The Republic of Korea will take an active part in the concerted international efforts to dismantle the nuclear program of the Democratic People’s Republic of Korea (DPRK). We urge the DPRK to join in these efforts, and to return to the Six-Party Talks right away and without any preconditions.
The Joint Declaration on the Denuclearization of the Korean Peninsula of 1992 to which both Koreas committed themselves must be observed. On such a basis, the Republic of Korea will increase dialogue and exchanges with the DPRK, and strengthen cooperation with the international community for the development of the DPRK.

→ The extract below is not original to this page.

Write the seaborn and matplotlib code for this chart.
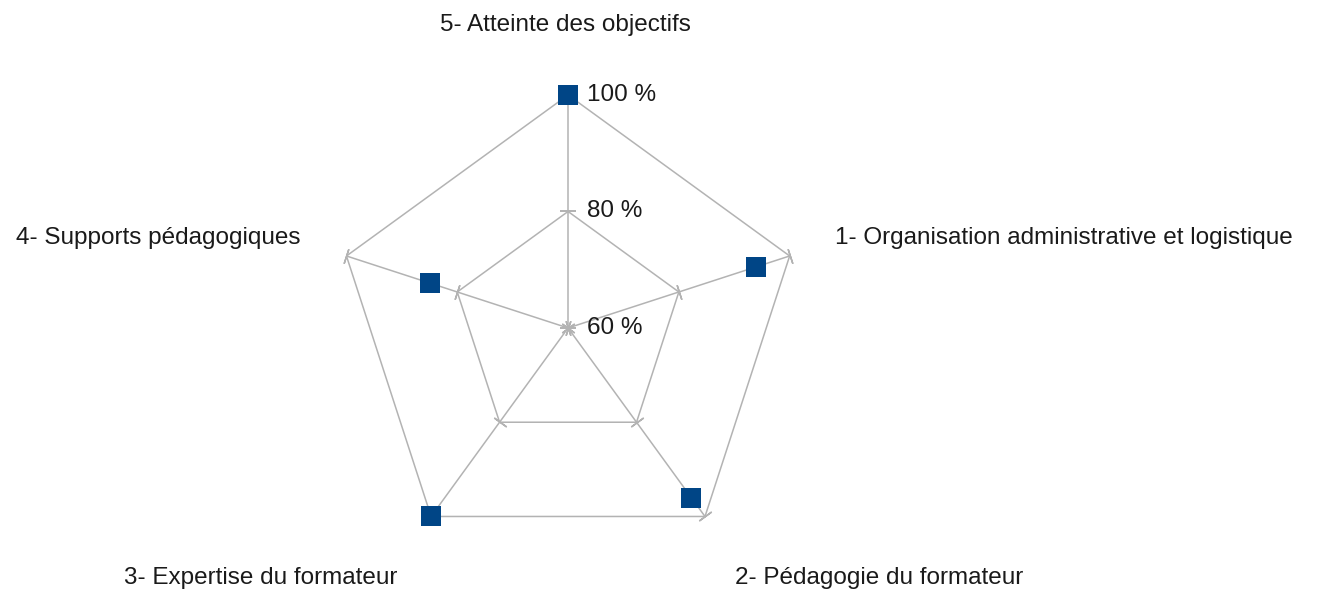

I have proposed that through the Six-Party Talks, the DPRK dismantles the core component of its nuclear weapons program, and at the same time we provide the DPRK with security assurances and international assistance. This is what we call a “grand bargain.” We are discussing this proposal with the related countries.
I want to make it clear that now is the time for the DPRK to make the decision, to achieve genuine peace on the Korean Peninsula and for its own sake as well.
The Role of the UN
We are confronted with diverse and complex challenges that can only be overcome through
international cooperation. In meeting the expectations of the international community, we hope that a renewed and strengthened United Nations will assume a greater role.
To this end, it is important for the UN to demonstrate efficient and effective management now more than ever. We hope that the UN reform initiatives in the various areas will yield concrete results.
As a responsible Member State of the UN, Korea will continue to render its close cooperation, so that the UN can play a leading role in bringing about progress to all of humanity and the international community at large.
Korea seeks to be a friend to the world, one that is considerate of others and contributes to the global society.